A SCOTTISH forest is one of two national parks competing to be named Europe's darkest spot.
Officials from the Forestry Commission Scotland are hoping Galloway Forest Park will beat Hortobgy National Park in Hungary to be crowned Europe's first official "dark sky" zone when delegates at the US-based International Dark Sky Association meet in November.
The IDA dark sky award recognises areas with minimal lighting and outstanding night-time visibility, and aims to raise awareness about light pollution and poor lighting conditions.
In its 21-year history the association has only granted dark sky status to three parks – all in the Unites States.

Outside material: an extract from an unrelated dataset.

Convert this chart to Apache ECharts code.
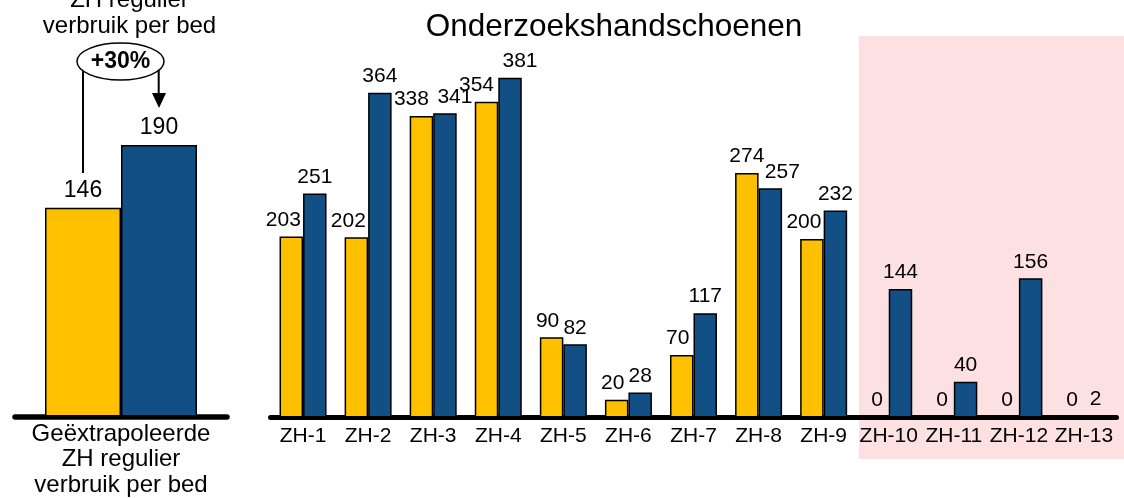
<!DOCTYPE html>
<html>
<head>
<meta charset="utf-8">
<script src="https://cdn.jsdelivr.net/npm/echarts@6/dist/echarts.min.js"></script>
<style>
  html, body { margin: 0; padding: 0; background: #fff; }
  #chart { width: 1124px; height: 498px; }
</style>
</head>
<body>
<div id="chart"></div>
<script>
// Gloves usage per hospital (ZH-1 .. ZH-13), two measurements per hospital
const chartTitle = 'Onderzoekshandschoenen';
const categories = ['ZH-1', 'ZH-2', 'ZH-3', 'ZH-4', 'ZH-5', 'ZH-6', 'ZH-7',
                    'ZH-8', 'ZH-9', 'ZH-10', 'ZH-11', 'ZH-12', 'ZH-13'];
const yellowValues = [203, 202, 338, 354, 90, 20, 70, 274, 200, 0, 0, 0, 0];
const blueValues   = [251, 364, 341, 381, 82, 28, 117, 257, 232, 144, 40, 156, 2];

// Reference panel: extrapolated regular usage per bed
const refCategory = ['Geëxtrapoleerde\nZH regulier\nverbruik per bed'];
const refYellow = [146];
const refBlue = [190];
const refHeading = 'ZH regulier\nverbruik per bed';
const growthText = '+30%';

const YELLOW = '#FFC000';
const BLUE = '#124F85';
const FONT = '"Liberation Sans", Arial, sans-serif';

const chart = echarts.init(document.getElementById('chart'), null, { renderer: 'canvas' });

// Nudge value labels sideways so the two labels of a pair stay apart
const RIGHT_MAX = 400;
const RIGHT_PX_PER_UNIT = 356.8 / RIGHT_MAX;
function pairOffsets(i) {
  const a = yellowValues[i], b = blueValues[i];
  const wide = String(a).length >= 3 && String(b).length >= 3;
  const close = Math.abs(a - b) * RIGHT_PX_PER_UNIT < 26;
  if (wide && close) return a < b ? [-10, 10] : [0, 12];
  return [-(String(a).length - 1) * 4, 0];
}

function barData(values, which) {
  return values.map((v, i) => ({
    value: v,
    label: { offset: [pairOffsets(i)[which], 0] }
  }));
}

const barStyle = (color) => ({ color: color, borderColor: '#000', borderWidth: 1.5 });
const valueLabel = (size) => ({
  show: true, position: 'top', distance: 6,
  color: '#000', fontFamily: FONT, fontSize: size
});

const option = {
  animation: false,
  backgroundColor: '#fff',
  grid: [
    { left: 15, width: 212, top: 59.25, height: 359.75 },
    { left: 270.5, width: 846, top: 60.7, height: 356.8 }
  ],
  xAxis: [
    {
      gridIndex: 0, type: 'category', data: refCategory,
      axisLine: { lineStyle: { color: '#000', width: 5.5 } },
      axisTick: { show: false },
      axisLabel: { color: '#000', fontFamily: FONT, fontSize: 24, lineHeight: 25.5, margin: 5, interval: 0 }
    },
    {
      gridIndex: 1, type: 'category', data: categories,
      axisLine: { lineStyle: { color: '#000', width: 5 } },
      axisTick: { show: false },
      axisLabel: { color: '#000', fontFamily: FONT, fontSize: 21, margin: 8, interval: 0 }
    }
  ],
  yAxis: [
    { gridIndex: 0, type: 'value', min: 0, max: 250, show: false, splitLine: { show: false } },
    { gridIndex: 1, type: 'value', min: 0, max: RIGHT_MAX, show: false, splitLine: { show: false } }
  ],
  series: [
    {
      type: 'bar', xAxisIndex: 0, yAxisIndex: 0, data: refYellow,
      barWidth: 76, barGap: '0%', itemStyle: barStyle(YELLOW), label: valueLabel(23)
    },
    {
      type: 'bar', xAxisIndex: 0, yAxisIndex: 0, data: refBlue,
      barWidth: 76, barGap: '0%', itemStyle: barStyle(BLUE), label: valueLabel(23)
    },
    {
      type: 'bar', xAxisIndex: 1, yAxisIndex: 1, data: barData(yellowValues, 0),
      barWidth: 23.5, barGap: '0%', itemStyle: barStyle(YELLOW), label: valueLabel(21)
    },
    {
      type: 'bar', xAxisIndex: 1, yAxisIndex: 1, data: barData(blueValues, 1),
      barWidth: 23.5, barGap: '0%', itemStyle: barStyle(BLUE), label: valueLabel(21)
    }
  ],
  graphic: [
    // shaded block behind the last four hospitals
    { type: 'rect', z: -10, silent: true,
      shape: { x: 859, y: 36, width: 265, height: 423 },
      style: { fill: '#FDE1E2' } },
    { type: 'text', x: 614, y: 27, silent: true,
      style: { text: chartTitle, fill: '#000', font: '31.5px ' + FONT,
               textAlign: 'center', textVerticalAlign: 'middle' } },
    { type: 'text', x: 129.5, y: 13, silent: true,
      style: { text: refHeading, fill: '#000', font: '24px ' + FONT, lineHeight: 26,
               textAlign: 'center', textVerticalAlign: 'middle' } },
    // growth callout
    { type: 'line', silent: true,
      shape: { x1: 83, y1: 70, x2: 83, y2: 173 },
      style: { stroke: '#000', lineWidth: 2 } },
    { type: 'line', silent: true,
      shape: { x1: 158.7, y1: 70, x2: 158.7, y2: 95 },
      style: { stroke: '#000', lineWidth: 2 } },
    { type: 'polygon', silent: true,
      shape: { points: [[152, 93], [166, 93], [159, 108]] },
      style: { fill: '#000' } },
    { type: 'ellipse', silent: true,
      shape: { cx: 120.5, cy: 61.5, rx: 43.5, ry: 18.5 },
      style: { fill: '#fff', stroke: '#000', lineWidth: 1.5 } },
    { type: 'text', x: 120.5, y: 62, silent: true,
      style: { text: growthText, fill: '#000', font: 'bold 23px ' + FONT,
               textAlign: 'center', textVerticalAlign: 'middle' } }
  ]
};

chart.setOption(option);
</script>
</body>
</html>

The team behind Galloway's bid hopes to transform the forest into a stargazing mecca.
Park officials now have an anxious wait before judges from the IDA visit the 75,000-hectare park to test light levels.
Keith Muir of Forestry Commission Scotland is confident Galloway will be successful. "We had light readings taken last winter with great results," he said. "Dark sky status would boost tourism by 2-3 per cent over the winter months and provide a real mecca for stargazers wanting to experience some of the clearest skies in Britain."
The park authority has worked with Wigtownshire Astronomical Society, lighting experts and students from Glasgow University to compile the IDA application, but with lights from as far away as Belfast affecting readings, drawing up a viable application has not been easy.
"It isn't plain sailing. The criteria to make dark sky status is really tough," said Mr Muir.
IDA officials will check Galloway park's suitability for the award by using their own sky quality meter system that takes light readings from 0 to 24. On the SQM scale, a typical Edinburgh night sky would score an eight, while 24 is equivalent to a photographer's dark room.
Galloway forest needs to have a reading between 22 and 23.6 in order to win a dark sky award.
Judges from the IDA will meet in Arizona on 14-15 November.